== Data extract ==

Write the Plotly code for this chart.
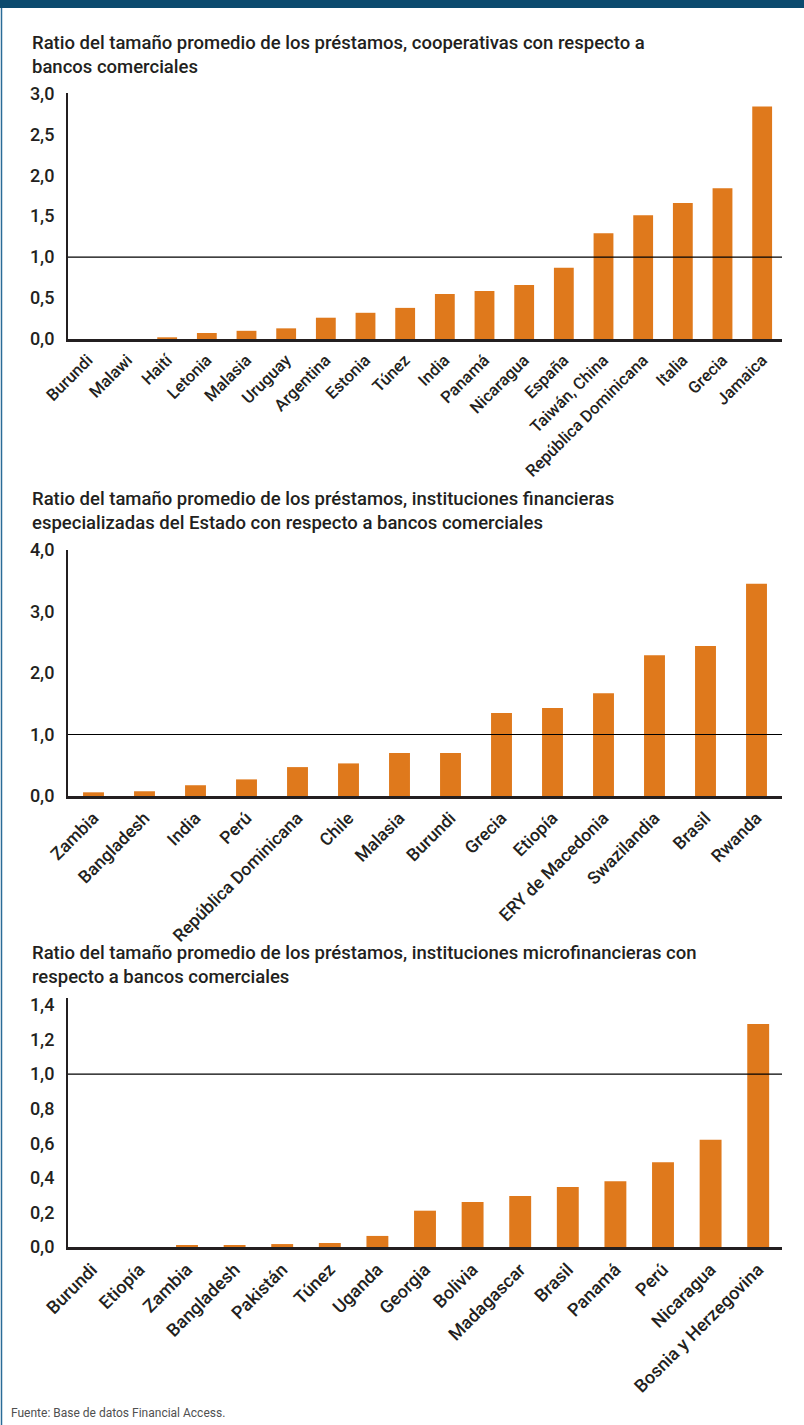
import plotly.graph_objects as go

W, H = 804, 1425

# Ratio del tamaño promedio de los préstamos – cooperativas
paises_coop = ["Burundi", "Malawi", "Haití", "Letonia", "Malasia", "Uruguay", "Argentina",
               "Estonia", "Túnez", "India", "Panamá", "Nicaragua", "España", "Taiwán, China",
               "República Dominicana", "Italia", "Grecia", "Jamaica"]
ratio_coop = [0.0, 0.0, 0.02, 0.073, 0.10, 0.13, 0.26, 0.32, 0.38, 0.55, 0.585, 0.66,
              0.87, 1.29, 1.51, 1.66, 1.84, 2.84]

# Instituciones financieras especializadas del Estado
paises_estado = ["Zambia", "Bangladesh", "India", "Perú", "República Dominicana", "Chile",
                 "Malasia", "Burundi", "Grecia", "Etiopía", "ERY de Macedonia", "Swazilandia",
                 "Brasil", "Rwanda"]
ratio_estado = [0.06, 0.077, 0.175, 0.27, 0.47, 0.53, 0.70, 0.70, 1.35, 1.43, 1.67, 2.29,
                2.44, 3.45]

# Instituciones microfinancieras
paises_micro = ["Burundi", "Etiopía", "Zambia", "Bangladesh", "Pakistán", "Túnez", "Uganda",
                "Georgia", "Bolivia", "Madagascar", "Brasil", "Panamá", "Perú", "Nicaragua",
                "Bosnia y Herzegovina"]
ratio_micro = [0.0, 0.0, 0.011, 0.011, 0.017, 0.023, 0.064, 0.21, 0.26, 0.295, 0.347, 0.38,
               0.49, 0.62, 1.29]

titulos = [
    "Ratio del tamaño promedio de los préstamos, cooperativas con respecto a<br>bancos comerciales",
    "Ratio del tamaño promedio de los préstamos, instituciones financieras<br>especializadas del Estado con respecto a bancos comerciales",
    "Ratio del tamaño promedio de los préstamos, instituciones microfinancieras con<br>respecto a bancos comerciales",
]

NARANJA = "#df791c"
TINTA = "#231f20"
FUENTE = "Roboto"


def py(px):
    return 1 - px / H


def px_x(px):
    return px / W


paneles = [
    dict(x=paises_coop, y=ratio_coop, width=0.5, top=93.3, bottom=339, rng=[0, 3.0],
         dtick=0.5, fmt=".1f", title_top=30, tick_size=16.5),
    dict(x=paises_estado, y=ratio_estado, width=0.41, top=550, bottom=796, rng=[0, 4.0],
         dtick=1.0, fmt=".1f", title_top=486, tick_size=17.5),
    dict(x=paises_micro, y=ratio_micro, width=0.46, top=998, bottom=1247, rng=[0, 1.44],
         dtick=0.2, fmt=".1f", title_top=940, tick_size=18),
]

fig = go.Figure()
layout = dict(
    width=W, height=H,
    autosize=False,
    margin=dict(l=0, r=0, t=0, b=0, pad=0, autoexpand=False),
    paper_bgcolor="white", plot_bgcolor="white",
    showlegend=False,
    separators=",.",
    font=dict(family=FUENTE, color=TINTA),
)

shapes = []
annotations = []

for i, p in enumerate(paneles, start=1):
    xa = "x" if i == 1 else f"x{i}"
    ya = "y" if i == 1 else f"y{i}"
    fig.add_trace(go.Bar(x=p["x"], y=p["y"], width=p["width"], marker_color=NARANJA,
                         marker_line_width=0, xaxis=xa, yaxis=ya))
    layout["xaxis" if i == 1 else f"xaxis{i}"] = dict(
        domain=[px_x(68), px_x(782)], anchor=ya, type="category",
        showline=True, linewidth=3, linecolor=TINTA, showgrid=False, zeroline=False,
        ticks="", tickangle=-45,
        tickfont=dict(size=p["tick_size"], color=TINTA, family=FUENTE, weight=500),
        ticklabelstandoff=2, fixedrange=True, automargin=False,
    )
    layout["yaxis" if i == 1 else f"yaxis{i}"] = dict(
        domain=[py(p["bottom"]), py(p["top"])], anchor=xa, range=p["rng"],
        dtick=p["dtick"], tick0=0, tickformat=p["fmt"],
        showline=True, linewidth=2, linecolor=TINTA, showgrid=False, zeroline=False,
        ticks="", tickfont=dict(size=18, color=TINTA, family=FUENTE, weight=500),
        ticklabelstandoff=8, fixedrange=True, automargin=False,
    )
    # Línea de referencia en 1,0
    shapes.append(dict(type="line", xref=f"{xa} domain", yref=ya, x0=0, x1=1, y0=1, y1=1,
                       line=dict(color="black", width=1.2), layer="above"))
    annotations.append(dict(text=titulos[i - 1], xref="paper", yref="paper",
                            x=px_x(30), y=py(p["title_top"]), xanchor="left", yanchor="top",
                            align="left", showarrow=False,
                            font=dict(size=18.5, color=TINTA, family=FUENTE, weight=500)))

# Franja superior y borde izquierdo
shapes.append(dict(type="rect", xref="paper", yref="paper", x0=0, x1=1, y0=py(8), y1=1,
                   fillcolor="#0b4a6e", line_width=0, layer="above"))
shapes.append(dict(type="line", xref="paper", yref="paper", x0=px_x(1.5), x1=px_x(1.5),
                   y0=0, y1=py(8), line=dict(color="#2a6b97", width=1.5)))

annotations.append(dict(text="Fuente: Base de datos Financial Access.", xref="paper",
                        yref="paper", x=px_x(9), y=py(1413), xanchor="left", yanchor="middle",
                        showarrow=False,
                        font=dict(size=12, color="#505050", family=FUENTE)))

layout["shapes"] = shapes
layout["annotations"] = annotations
fig.update_layout(**layout)

# Página sin márgenes: la figura ocupa exactamente la ventana
ajuste_pagina = (
    "document.documentElement.style.margin='0';"
    "document.body.style.margin='0';"
    "document.body.style.padding='0';"
    "document.body.style.overflow='hidden';"
    "var g=document.getElementById('{plot_id}');"
    "g.style.position='absolute';g.style.left='0px';g.style.top='0px';"
)
fig.write_html("out.html", post_script=ajuste_pagina)
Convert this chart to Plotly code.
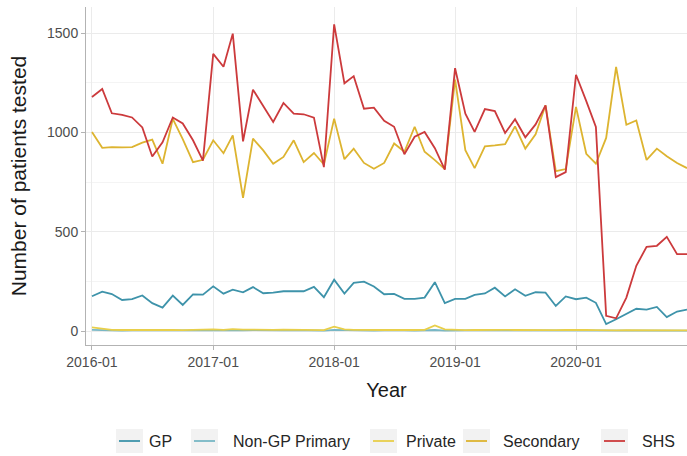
import pandas as pd
import plotly.graph_objects as go

# Monthly series, January 2016 to December 2020
months = pd.date_range("2016-01-01", "2020-12-01", freq="MS")

gp = [175, 198, 186, 156, 160, 179, 140, 118, 178, 131, 184, 183,
      225, 188, 208, 195, 221, 190, 193, 200, 200, 200, 222, 170,
      258, 188, 242, 248, 224, 185, 187, 162, 162, 168, 246, 140,
      162, 162, 182, 189, 218, 174, 210, 177, 195, 193, 126, 174,
      160, 168, 142, 35, 59, 87, 112, 108, 121, 70, 98, 108]

non_gp_primary = [6, 4, 3, 2, 3, 4, 2, 3, 3, 2, 4, 3,
                  4, 3, 5, 3, 4, 3, 2, 3, 4, 3, 3, 2,
                  6, 4, 3, 3, 2, 3, 4, 3, 2, 3, 5, 2,
                  3, 2, 3, 4, 3, 3, 2, 3, 4, 3, 2, 3,
                  3, 2, 3, 1, 1, 2, 2, 3, 2, 2, 3, 2]

private = [18, 10, 6, 5, 4, 5, 6, 4, 5, 4, 6, 5,
           8, 6, 9, 7, 6, 5, 6, 7, 6, 5, 7, 4,
           22, 8, 6, 5, 4, 5, 6, 4, 5, 6, 28, 8,
           5, 4, 5, 6, 5, 6, 5, 4, 6, 5, 4, 5,
           6, 5, 4, 2, 3, 4, 4, 5, 4, 3, 4, 3]

secondary = [1002, 922, 926, 924, 926, 948, 963, 842, 1068, 966, 850, 862,
             960, 895, 985, 670, 968, 909, 842, 876, 960, 850, 896, 838,
             1069, 865, 918, 846, 817, 846, 944, 902, 1028, 902, 860, 815,
             1265, 910, 820, 930, 934, 941, 1030, 918, 990, 1136, 805, 815,
             1128, 892, 842, 972, 1329, 1038, 1060, 861, 918, 880, 846, 820]

shs = [1178, 1218, 1096, 1088, 1075, 1025, 878, 950, 1075, 1045, 960, 858,
       1395, 1330, 1497, 955, 1215, 1130, 1052, 1148, 1094, 1091, 1074, 825,
       1544, 1247, 1283, 1119, 1124, 1058, 1028, 890, 978, 1002, 920, 812,
       1323, 1094, 1002, 1117, 1107, 997, 1066, 975, 1040, 1136, 775, 800,
       1290, 1157, 1027, 76, 64, 168, 328, 424, 429, 474, 387, 387]

series_names = ["GP", "Non-GP Primary", "Private", "Secondary", "SHS"]
series_values = [gp, non_gp_primary, private, secondary, shs]
series_colors = ["#3E93AA", "#78B7C5", "#E8CF4A", "#DDB430", "#CC3A3C"]

W, H = 687, 456
PLOT_L, PLOT_R, PLOT_T, PLOT_B = 86, 687, 7, 345

fig = go.Figure()
for name, values, color in zip(series_names, series_values, series_colors):
    fig.add_trace(go.Scatter(
        x=months, y=values, mode="lines", name=name,
        line=dict(color=color, width=1.8),
    ))


def px_x(px):
    return (px - PLOT_L) / (PLOT_R - PLOT_L)


def px_y(py):
    return (PLOT_B - py) / (PLOT_B - PLOT_T)


# ggplot-style legend below the panel: grey key boxes with a short line
legend_y = 441
key_w, key_h = 27, 24
key_left = [116, 191, 370, 463, 601]
label_left = [147, 231, 404, 501, 640]
for name, color, kx, tx in zip(series_names, series_colors, key_left, label_left):
    fig.add_shape(type="rect", xref="paper", yref="paper",
                  x0=px_x(kx), x1=px_x(kx + key_w),
                  y0=px_y(legend_y + key_h / 2), y1=px_y(legend_y - key_h / 2),
                  fillcolor="#F2F2F2", line=dict(width=0), layer="above")
    fig.add_shape(type="line", xref="paper", yref="paper",
                  x0=px_x(kx + 3), x1=px_x(kx + key_w - 3),
                  y0=px_y(legend_y), y1=px_y(legend_y),
                  line=dict(color=color, width=1.8), layer="above")
    fig.add_annotation(text=name, xref="paper", yref="paper",
                       x=px_x(tx), y=px_y(legend_y), xanchor="left", yanchor="middle",
                       showarrow=False, font=dict(size=16, color="#262626"))

font_family = "Liberation Sans, Arial, sans-serif"
grid = "#EBEBEB"
axis_line = "#B3B3B3"

fig.update_layout(
    width=W, height=H,
    margin=dict(l=PLOT_L, r=W - PLOT_R, t=PLOT_T, b=H - PLOT_B),
    plot_bgcolor="white", paper_bgcolor="white",
    font=dict(family=font_family, size=14, color="#4D4D4D"),
    showlegend=False,
)

fig.update_xaxes(
    type="date",
    range=["2015-12-14", "2020-12-01"],
    tick0="2016-01-01", dtick="M12", tickformat="%Y-%m",
    showgrid=True, gridcolor=grid, gridwidth=1,
    showline=True, linecolor=axis_line, linewidth=1,
    ticks="outside", ticklen=4, tickcolor=axis_line,
    tickfont=dict(size=14, color="#4D4D4D"),
    title=dict(text="Year", font=dict(size=20, color="#1A1A1A"), standoff=14),
    zeroline=False,
)

fig.update_yaxes(
    range=[-70.5, 1631],
    tickvals=[0, 500, 1000, 1500],
    showgrid=True, gridcolor=grid, gridwidth=1,
    minor=dict(tickvals=[250, 750, 1250], showgrid=True, gridcolor="#F4F4F4", ticks=""),
    showline=True, linecolor=axis_line, linewidth=1,
    ticks="outside", ticklen=4, tickcolor=axis_line,
    tickfont=dict(size=14, color="#4D4D4D"),
    title=dict(text="Number of patients tested", font=dict(size=21, color="#1A1A1A"), standoff=14),
    zeroline=False,
)

fig.write_html("out.html")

===

§ **Set problem**:
Go back to the entries above and restate word for word every line from the first through the one that contains "0.87, 1.29, 1.51, 1.66, 1.84, 2.84]", leaving the pictures behind.

§ **Solution**:
Write the Plotly code for this chart.
import plotly.graph_objects as go

W, H = 804, 1425

# Ratio del tamaño promedio de los préstamos – cooperativas
paises_coop = ["Burundi", "Malawi", "Haití", "Letonia", "Malasia", "Uruguay", "Argentina",
               "Estonia", "Túnez", "India", "Panamá", "Nicaragua", "España", "Taiwán, China",
               "República Dominicana", "Italia", "Grecia", "Jamaica"]
ratio_coop = [0.0, 0.0, 0.02, 0.073, 0.10, 0.13, 0.26, 0.32, 0.38, 0.55, 0.585, 0.66,
              0.87, 1.29, 1.51, 1.66, 1.84, 2.84]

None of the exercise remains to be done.